As educator Jill Eulberg writes on the Hey Teach blog:

“Spending as much time as we do together, our classes can bond like families, and students can start to feel like our own kids. But when it comes time for them to move on to the next grade, the next school, or the next step in their lives, it can be hard to know the best way to stay in touch with students.”

Ms. Eulberg raises an interesting issue. Should high school teachers stay in touch with students who have left for college? Or is doing so always off-limits?

Our editors spent some time looking online for solutions that real-world high school teachers have found to deal with this issue. Although our sample of their solutions is small, we think that they offer some excellent food for thought.

Solution One: Keep Your Door Open and Wait for Former Students to Visit

Several high school teachers write online that this is the approach they favor. One noted how delightful it was on homecoming weekend to look up and see several of her former students coming to visit her and tell her about their college experiences. This approach seems sound for many reasons. One is that it prevents any perceptions that a teacher has inappropriately tried to contact former students, or that some kind of favoritism is taking place. Another is that the format of a face-to-face visit is more limited than, say, establishing contact via email; once the visit is finished, communication can effectively be controlled until the next visit takes place.

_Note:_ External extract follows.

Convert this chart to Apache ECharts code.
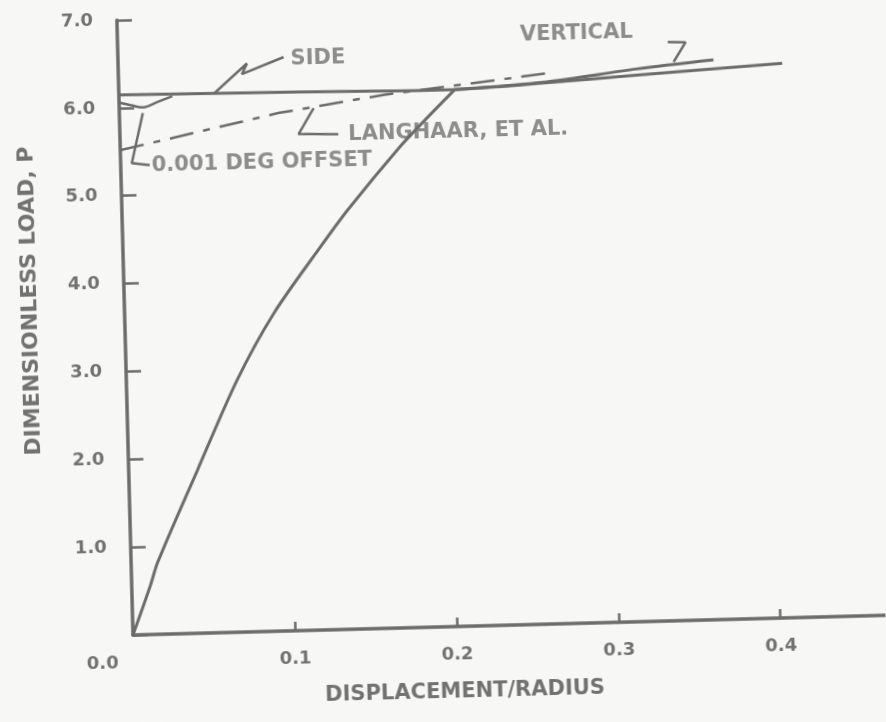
<!DOCTYPE html>
<html>
<head>
<meta charset="utf-8">
<script src="https://cdn.jsdelivr.net/npm/echarts@6/dist/echarts.min.js"></script>
<style>
html,body{margin:0;padding:0;background:#f7f7f5;overflow:hidden;}
#chart{width:886px;height:722px;transform-origin:133px 635px;transform:rotate(-1.5deg);}
</style>
</head>
<body>
<div id="chart"></div>
<script>
// ---- data ----
const xTickLabels = ['0.0', '0.1', '0.2', '0.3', '0.4'];
const yTickLabels = ['', '1.0', '2.0', '3.0', '4.0', '5.0', '6.0', '7.0'];

const loadCurve = [[0, 0], [0.0112, 0.54], [0.0165, 0.823], [0.0425, 1.858], [0.0684, 2.87], [0.0922, 3.62],
  [0.122, 4.36], [0.1398, 4.78], [0.1714, 5.45], [0.189, 5.78], [0.2072, 6.105]];
const sideCurve = [[0, 6.15], [0.111, 6.13], [0.203, 6.11], [0.264, 6.16], [0.32, 6.22], [0.41, 6.31]];
const verticalCurve = [[0.207, 6.11], [0.264, 6.17], [0.3197, 6.29], [0.3676, 6.37]];
const langhaarCurve = [[0, 5.52], [0.098, 5.895], [0.163, 6.07], [0.266, 6.27]];
const offsetCurve = [[0, 6.06], [0.007, 6.03], [0.0145, 6.0], [0.024, 6.06], [0.033, 6.12]];

const sideLeader = [[0.059, 6.14], [0.0796, 6.47], [0.0763, 6.35], [0.1023, 6.53]];
const verticalLeader = [[0.3397, 6.587], [0.3507, 6.58], [0.343, 6.36]];
const langhaarLeader = [[0.1348, 5.638], [0.1103, 5.65], [0.12, 5.94]];
const offsetLeader = [[0.0145, 5.935], [0.0069, 5.37], [0.0179, 5.34]];

const annotationTexts = ['SIDE', 'VERTICAL', 'LANGHAAR, ET AL.', '0.001 DEG OFFSET'];
const annotationPos = [[0.1066, 6.51], [0.2485, 6.71], [0.141, 5.625], [0.0191, 5.33]];

// ---- chart ----
const INK = '#6c6c6c';
const TXT = '#727272';
const FONT = '"DejaVu Sans", "Liberation Sans", sans-serif';

function curve(name, data, extra) {
  return Object.assign({
    name: name, type: 'line', data: data, showSymbol: false, symbol: 'none',
    smooth: 0.3, silent: true, animation: false,
    lineStyle: { color: INK, width: 3 }
  }, extra || {});
}
function leader(name, data) {
  return {
    name: name, type: 'line', data: data, showSymbol: false, symbol: 'none',
    silent: true, animation: false,
    lineStyle: { color: INK, width: 2.5 }
  };
}

const chart = echarts.init(document.getElementById('chart'), null, { renderer: 'canvas' });
chart.setOption({
  backgroundColor: '#f7f7f5',
  animation: false,
  grid: { left: 133, right: -6, top: 20, bottom: 87, containLabel: false },
  xAxis: {
    type: 'value', min: 0, max: 0.465, interval: 0.1,
    name: 'DISPLACEMENT/RADIUS', nameLocation: 'middle', nameGap: 55,
    nameTextStyle: { color: TXT, fontFamily: FONT, fontWeight: 'bold', fontSize: 21, padding: [0, 92, 0, 0] },
    axisLine: { show: true, onZero: false, lineStyle: { color: INK, width: 3.5 } },
    axisTick: { show: true, inside: true, length: 9, lineStyle: { color: INK, width: 2.5 } },
    splitLine: { show: false },
    axisLabel: {
      showMaxLabel: false, margin: 19, color: TXT, fontFamily: FONT, fontWeight: 'bold', fontSize: 18,
      formatter: function (v) {
        const i = Math.round(v * 10);
        if (i === 0) return '{z|' + xTickLabels[0] + '}';
        return xTickLabels[i] !== undefined ? xTickLabels[i] : '';
      },
      rich: { z: { color: TXT, fontFamily: FONT, fontWeight: 'bold', fontSize: 18, padding: [0, 62, 0, 0] } }
    }
  },
  yAxis: {
    type: 'value', min: 0, max: 7, interval: 1,
    name: 'DIMENSIONLESS LOAD, P', nameLocation: 'middle', nameGap: 83,
    nameTextStyle: { color: TXT, fontFamily: FONT, fontWeight: 'bold', fontSize: 22, padding: [0, 0, 0, 58] },
    axisLine: { show: true, onZero: false, lineStyle: { color: INK, width: 3.5 } },
    axisTick: { show: true, inside: true, length: 15, lineStyle: { color: INK, width: 2.5 } },
    splitLine: { show: false },
    axisLabel: {
      margin: 24, color: TXT, fontFamily: FONT, fontWeight: 'bold', fontSize: 18,
      formatter: function (v) { return yTickLabels[Math.round(v)] || ''; }
    }
  },
  series: [
    curve('Load curve', loadCurve),
    curve('SIDE', sideCurve),
    curve('VERTICAL', verticalCurve),
    curve('LANGHAAR, ET AL.', langhaarCurve, { smooth: false, lineStyle: { color: INK, width: 2.5, type: [24, 10, 7, 10] } }),
    curve('0.001 DEG OFFSET', offsetCurve, { lineStyle: { color: INK, width: 2.5 } }),
    leader('side leader', sideLeader),
    leader('vertical leader', verticalLeader),
    leader('langhaar leader', langhaarLeader),
    leader('offset leader', offsetLeader),
    {
      name: 'annotations', type: 'scatter', symbolSize: 0, silent: true, animation: false,
      data: annotationPos.map(function (p, i) { return { value: p, name: annotationTexts[i] }; }),
      label: {
        show: true, position: [0, 0], align: 'left', verticalAlign: 'middle',
        formatter: function (p) { return p.name; },
        color: TXT, fontFamily: FONT, fontWeight: 'bold', fontSize: 21
      }
    }
  ]
});
</script>
</body>
</html>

Yet when commenting on Reddit about classroom visits from former students, one teacher noted, “Monthly is fine . . . weekly might be too much.” So the message is that as an educator, it is up to you to establish appropriate guidelines.

Solution Two: Keep in Touch on Social Media

A number of teachers write online that they are in touch with former students on Facebook and other social media sites. Yet a number of those same teachers say that they hesitate to proactively “friend” former students on Facebook, because doing so feels inappropriate. Some of the solutions that teachers propose to that issue include . . .

  • They join Facebook groups where students belong and stay in touch in that way. If there is a Facebook group for your high school, for example, you could consider joining that and staying in touch with a larger group, not with individual former students.
  • Connect only with parents of former students on social media sites, and only when they initiate the contact. “This seems like a healthy way to stay in touch,” one teacher writes, “because a parent suggested it.”
  • Write only on public pages everyone can see and avoid sending messages to individual students. This seems like a wise approach because it allows communication to happen in a place everyone can see.

Solution Three: Maintain Contact at School Events and Functions

“Invite former students back as experts,” Ms. Eulberg suggests in her blog post. She even recommends doing this in younger grades, when students can return to their former classrooms to talk about their projects and activities in higher grades.

There are many opportunities to practice this approach with students who have left for college. You can invite former students to . . .

  • Participate in college admissions forums and share what they learned during the applications process.
  • Talk about their studies, majors and overall college experience to current high school students.
  • Become summer counselors or teachers at summer workshops and seminars in your high school.
  • Return to your school as assistant coaches for athletic teams.
  • Mentor younger students with learning challenges or other issues.

Remember that former students can still play an active role in the life of your school. Their presence can help them develop their own knowledge and skills, as well as those of the students who have followed them at your institution. The result can be a true win-win equation for everyone involved.